There are some exceptions to this rule: the keyrings pointed to by the active
credentials may be instantiated - keyrings violate the COW rule as managing
COW keyrings is tricky, given that it is possible for a task to directly alter
the keys in a keyring in use by another task.

To help enforce this, various pointers to sets of credentials, such as those in
the task_struct, are declared const. The purpose of this is compile-time
discouragement of altering credentials through those pointers. Once a set of
credentials has been made public through one of these pointers, it may not be
modified, except under special circumstances:

(1) Its reference count may incremented and decremented.

(2) The keyrings to which it points may be modified, but not replaced.

The only safe way to modify anything else is to create a replacement and commit
using the functions described in Documentation/credentials.txt (which will be
added by a later patch).

This patch and the preceding patches have been tested with the LTP SELinux
testsuite.

This patch makes several logical sets of alteration:

(1) execve().

This now prepares and commits credentials in various places in the
security code rather than altering the current creds directly.

(2) Temporary credential overrides.

do_coredump() and sys_faccessat() now prepare their own credentials and
temporarily override the ones currently on the acting thread, whilst
preventing interference from other threads by holding cred_replace_mutex
on the thread being dumped.

This will be replaced in a future patch by something that hands down the
credentials directly to the functions being called, rather than altering
the task's objective credentials.

(3) LSM interface.

A number of functions have been changed, added or removed:

(*) security_capset_check(), ->capset_check()
(*) security_capset_set(), ->capset_set()

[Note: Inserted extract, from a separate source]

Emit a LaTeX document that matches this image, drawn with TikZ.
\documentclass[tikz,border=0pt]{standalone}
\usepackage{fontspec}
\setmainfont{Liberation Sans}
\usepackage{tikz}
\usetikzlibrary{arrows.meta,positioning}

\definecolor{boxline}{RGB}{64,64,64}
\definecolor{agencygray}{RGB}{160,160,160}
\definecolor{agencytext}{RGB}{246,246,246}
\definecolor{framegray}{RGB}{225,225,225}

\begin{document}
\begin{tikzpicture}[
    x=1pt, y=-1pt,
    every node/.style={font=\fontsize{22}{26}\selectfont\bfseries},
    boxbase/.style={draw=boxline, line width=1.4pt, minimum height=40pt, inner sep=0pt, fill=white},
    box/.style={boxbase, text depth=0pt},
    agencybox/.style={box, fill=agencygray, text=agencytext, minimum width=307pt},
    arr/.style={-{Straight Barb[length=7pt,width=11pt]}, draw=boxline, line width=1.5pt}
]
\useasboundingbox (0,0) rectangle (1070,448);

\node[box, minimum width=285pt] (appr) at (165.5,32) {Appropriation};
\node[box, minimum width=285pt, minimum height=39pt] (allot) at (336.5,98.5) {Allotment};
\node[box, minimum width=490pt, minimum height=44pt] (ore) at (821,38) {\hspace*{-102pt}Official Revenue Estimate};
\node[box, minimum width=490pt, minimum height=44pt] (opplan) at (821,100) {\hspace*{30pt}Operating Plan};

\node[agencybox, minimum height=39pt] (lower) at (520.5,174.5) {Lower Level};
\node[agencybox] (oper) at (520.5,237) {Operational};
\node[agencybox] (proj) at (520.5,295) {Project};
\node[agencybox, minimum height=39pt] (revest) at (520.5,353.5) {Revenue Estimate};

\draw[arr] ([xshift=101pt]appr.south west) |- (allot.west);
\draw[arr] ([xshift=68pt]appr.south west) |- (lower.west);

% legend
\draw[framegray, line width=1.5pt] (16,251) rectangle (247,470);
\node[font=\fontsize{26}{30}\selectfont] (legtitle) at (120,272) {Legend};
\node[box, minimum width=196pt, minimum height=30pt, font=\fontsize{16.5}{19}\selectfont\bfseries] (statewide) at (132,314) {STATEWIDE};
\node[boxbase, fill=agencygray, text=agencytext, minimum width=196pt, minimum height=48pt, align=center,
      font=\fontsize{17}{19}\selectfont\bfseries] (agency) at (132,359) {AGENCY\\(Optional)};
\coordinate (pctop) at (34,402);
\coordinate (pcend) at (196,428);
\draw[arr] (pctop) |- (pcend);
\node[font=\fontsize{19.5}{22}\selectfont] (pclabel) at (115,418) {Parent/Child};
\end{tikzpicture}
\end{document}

Removed in favour of security_capset().

(*) security_capset(), ->capset()

New. This is passed a pointer to the new creds, a pointer to the old
creds and the proposed capability sets. It should fill in the new
creds or return an error. All pointers, barring the pointer to the
new creds, are now const.

(*) security_bprm_apply_creds(), ->bprm_apply_creds()

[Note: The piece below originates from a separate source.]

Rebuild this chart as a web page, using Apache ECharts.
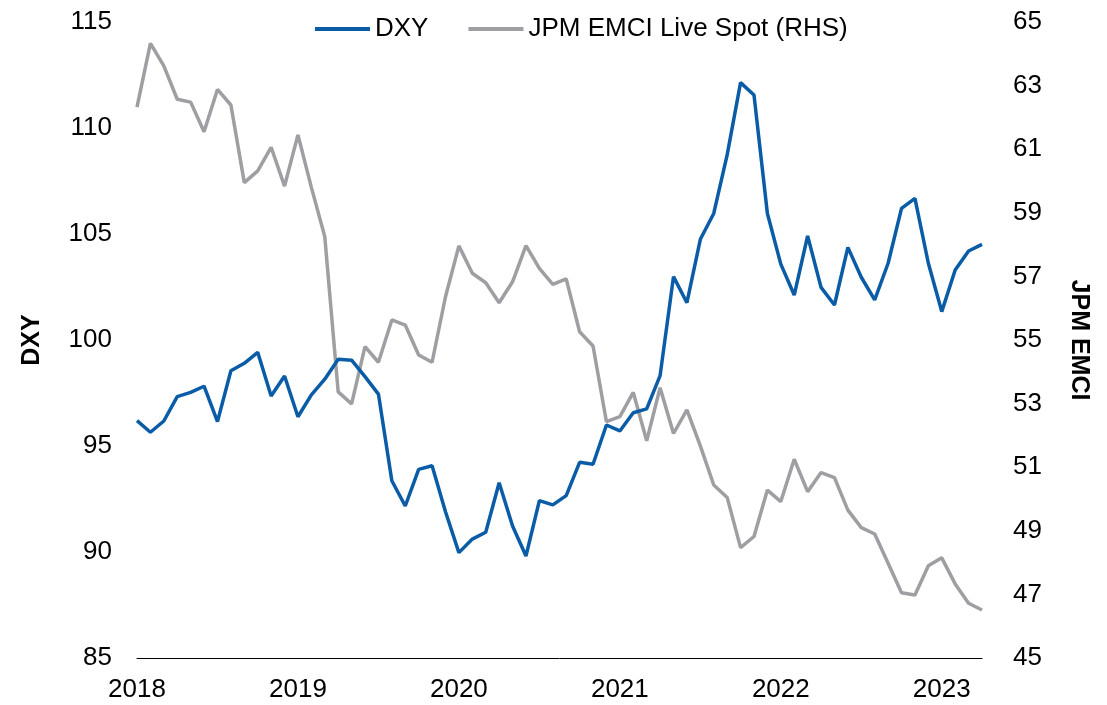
<!DOCTYPE html>
<html><head><meta charset="utf-8">
<script src="https://cdn.jsdelivr.net/npm/echarts@6/dist/echarts.min.js"></script>
<style>html,body{margin:0;padding:0;background:#fff}#c{width:1107px;height:705px}</style>
</head><body><div id="c"></div>
<script>
const months = [];
for (let y = 2018; y <= 2023; y++) for (let m = 1; m <= 12; m++) { if (y === 2023 && m > 4) break; months.push(y + '-' + String(m).padStart(2, '0')); }
const dxy = [96.2,95.65,96.18,97.33,97.53,97.82,96.15,98.55,98.9,99.42,97.36,98.3,
  96.38,97.41,98.15,99.09,99.05,98.27,97.45,93.36,92.17,93.9,94.07,91.9,
  89.97,90.61,90.93,93.27,91.23,89.81,92.42,92.22,92.66,94.23,94.14,95.99,
  95.71,96.57,96.75,98.32,102.99,101.76,104.75,105.97,108.73,112.14,111.56,105.97,
  103.58,102.12,104.91,102.48,101.65,104.37,102.96,101.89,103.62,106.21,106.68,103.62,
  101.34,103.3,104.2,104.51];
const emci = [62.32,64.33,63.62,62.57,62.48,61.55,62.88,62.39,59.95,60.32,61.06,59.84,
  61.45,59.8,58.25,53.37,52.99,54.79,54.3,55.63,55.47,54.53,54.3,56.36,
  57.96,57.1,56.8,56.17,56.83,57.97,57.25,56.75,56.92,55.26,54.81,52.43,
  52.59,53.35,51.83,53.5,52.06,52.8,51.67,50.44,50.05,48.47,48.82,50.28,
  49.92,51.25,50.23,50.83,50.67,49.65,49.1,48.9,47.98,47.05,46.98,47.9,
  48.15,47.33,46.72,46.51];
const leftTicks = [85, 115, 5];
const rightTicks = [45, 65, 2];
const BLUE = '#0A5CA6', GRAY = '#9E9EA3';
const FONT = '"Liberation Sans", Arial, sans-serif';
const chart = echarts.init(document.getElementById('c'));
chart.setOption({
  animation: false,
  textStyle: { fontFamily: FONT },
  grid: { left: 137, right: 125, top: 22, bottom: 47, containLabel: false, outerBoundsMode: 'none' },
  legend: {
    top: 11, left: 310, itemGap: 40, itemWidth: 55, itemHeight: 4, icon: 'rect',
    textStyle: { fontSize: 26, color: '#000', fontFamily: FONT },
    data: ['DXY', 'JPM EMCI Live Spot (RHS)']
  },
  xAxis: {
    type: 'category', data: months, boundaryGap: false,
    axisLine: { lineStyle: { color: '#000', width: 1 } },
    axisTick: { show: false },
    axisLabel: {
      interval: (i) => i % 12 === 0, formatter: (v) => v.slice(0, 4),
      fontSize: 26, color: '#000', margin: 19
    }
  },
  yAxis: [
    { type: 'value', min: leftTicks[0], max: leftTicks[1], interval: leftTicks[2],
      name: 'DXY', nameLocation: 'middle', nameGap: 92, nameRotate: 90,
      nameTextStyle: { fontSize: 25, fontWeight: 'bold', color: '#000' },
      axisLine: { show: false }, axisTick: { show: false }, splitLine: { show: false },
      axisLabel: { fontSize: 26, color: '#000', margin: 25 } },
    { type: 'value', min: rightTicks[0], max: rightTicks[1], interval: rightTicks[2], position: 'right',
      name: 'JPM EMCI', nameLocation: 'middle', nameGap: 84, nameRotate: -90,
      nameTextStyle: { fontSize: 25, fontWeight: 'bold', color: '#000' },
      axisLine: { show: false }, axisTick: { show: false }, splitLine: { show: false },
      axisLabel: { fontSize: 26, color: '#000', margin: 31 } }
  ],
  series: [
    { name: 'DXY', type: 'line', data: dxy, yAxisIndex: 0, symbol: 'none',
      lineStyle: { color: BLUE, width: 3.5 }, itemStyle: { color: BLUE }, z: 3 },
    { name: 'JPM EMCI Live Spot (RHS)', type: 'line', data: emci, yAxisIndex: 1, symbol: 'none',
      lineStyle: { color: GRAY, width: 3.5 }, itemStyle: { color: GRAY }, z: 2 }
  ]
});
</script></body></html>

Changed; now returns a value, which will cause the process to be
killed if it's an error.

(*) security_task_alloc(), ->task_alloc_security()

Removed in favour of security_prepare_creds().

(*) security_cred_free(), ->cred_free()

New. Free security data attached to cred->security.

(*) security_prepare_creds(), ->cred_prepare()

New. Duplicate any security data attached to cred->security.

(*) security_commit_creds(), ->cred_commit()

New. Apply any security effects for the upcoming installation of new
security by commit_creds().

(*) security_task_post_setuid(), ->task_post_setuid()

Removed in favour of security_task_fix_setuid().

(*) security_task_fix_setuid(), ->task_fix_setuid()

Fix up the proposed new credentials for setuid(). This is used by
cap_set_fix_setuid() to implicitly adjust capabilities in line with
setuid() changes. Changes are made to the new credentials, rather
than the task itself as in security_task_post_setuid().

(*) security_task_reparent_to_init(), ->task_reparent_to_init()

Removed. Instead the task being reparented to init is referred
directly to init's credentials.

NOTE! This results in the loss of some state: SELinux's osid no
longer records the sid of the thread that forked it.

(*) security_key_alloc(), ->key_alloc()
(*) security_key_permission(), ->key_permission()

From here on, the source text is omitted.